What will a wet spring bring?
Rewind to September 2020, when a La Niña event in the tropical Pacific Ocean brought above average rain to southern Australia through spring and summer.
This resulted in a bountiful but wet harvest period, a time of strong pasture growth and limited demand for feed and water. Input costs fell while supporting a boost in farmer confidence and profitability for some time.
The Bureau of Meteorology is forecasting above average rain for the 2021 spring, singing a very similar tune to a year ago.
After a few months of neutral climate drivers, the BOM officially declared a negative Indian Ocean Dipole event in July.
Typically, such an event can cause warmer ocean temperatures north of Australia, increasing rainfall over southern and south-eastern Australia.
When previously active in 2016, it resulted in the wettest May to October period on record.
While the BOM does not anticipate this year’s negative IOD to match up to the strength of its predecessor, it is expected to boost the likelihood of above average rain well into spring.
On top of this, current climate models suggest around this same time, cooling of water temperatures in the tropical Pacific may reach La Niña levels.
Another La Niña event will only support the likelihood of above average rain, as last spring showed a little excessively in some regions.
The 2021-22 water allocation year began with a roar in Victoria, supported by the previous month’s rainfall and high carryover volumes from last season.
Only two weeks in and the Bullarook system achieved 100 per cent high-reliability and low-reliability water shares.
If conditions remain wet over the next few months, which climate signs seem to be pointing towards, seasonal determinations for HRWS could reach 100 per cent for all systems as soon as mid-October.
While access to allocations may be in abundance, the strong supply of water will only temper its value, particularly as some farmers and growers feel sustained by rainfall events alone.
Temporary water prices appear likely to follow a similar path to last season, remaining economically justifiable for those looking to capitalise on reduced irrigation costs.
Currently, the fodder market remains swamped with a substantial amount of hay, albeit of varying qualities.
A significant volume of bales has been damaged from the wet hay-making conditions of 2020, not to mention the recent mouse plague.
With demand starting to pick up in some regions, although from a low base, preferences appear set on higher quality varieties.

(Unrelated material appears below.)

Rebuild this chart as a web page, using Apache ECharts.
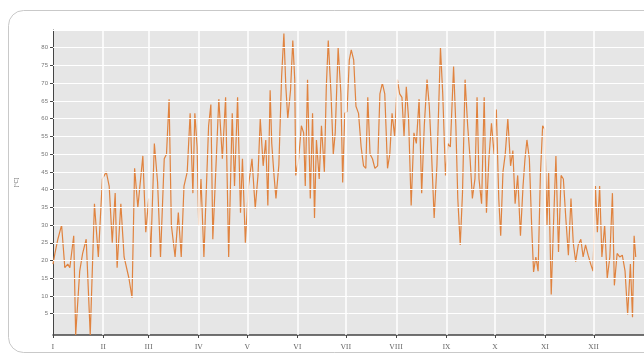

So much so, there are reports of an undamaged cereal hay shortage across most regions.
Many growers are now reporting depleted cereal hay stocks, with lucerne and vetch varieties not too far behind.
Another wet spring may continue to support pasture growth but could see the fodder market continue to drown in an abundance of hay.
The question is whether the upcoming harvest will provide the opportunity to replenish supply gaps with good quality hay, or further add to stocks of wet and damaged bales.
Adding to the supply pressure for high quality hay is the increased number of growers planning to take crops through to grain this harvest.
Decreased domestic and export demand for hay, relatively favourable growing conditions and rising global grain prices have seen the planted area for crops rise this season.
Current grain forecasts suggest the upcoming harvest will produce strong yields, despite a relatively dry autumn start for some regions.
While continued rain over spring would support yield estimates, it could cause delays during the harvest period.
Despite a somewhat inevitable decrease in demand for purchased feed, mounting international pressure after floods and record-breaking droughts in the Northern Hemisphere, such as the current event in Canada, are anticipated to support grain prices.
As weather outlooks suggest this spring may mimic the last, farmers could have another opportunity to capitalise on benefits brought on by heavy spring rain.
With strong water supply and pasture growth anticipated, the demand for supplementary feed is likely to remain subdued while weather conditions support hay and grain production.
So, while growers may have to navigate the impacts of another wet harvest, strong feed availability and lowered inputs costs could see some dairy farmers singing in the rain.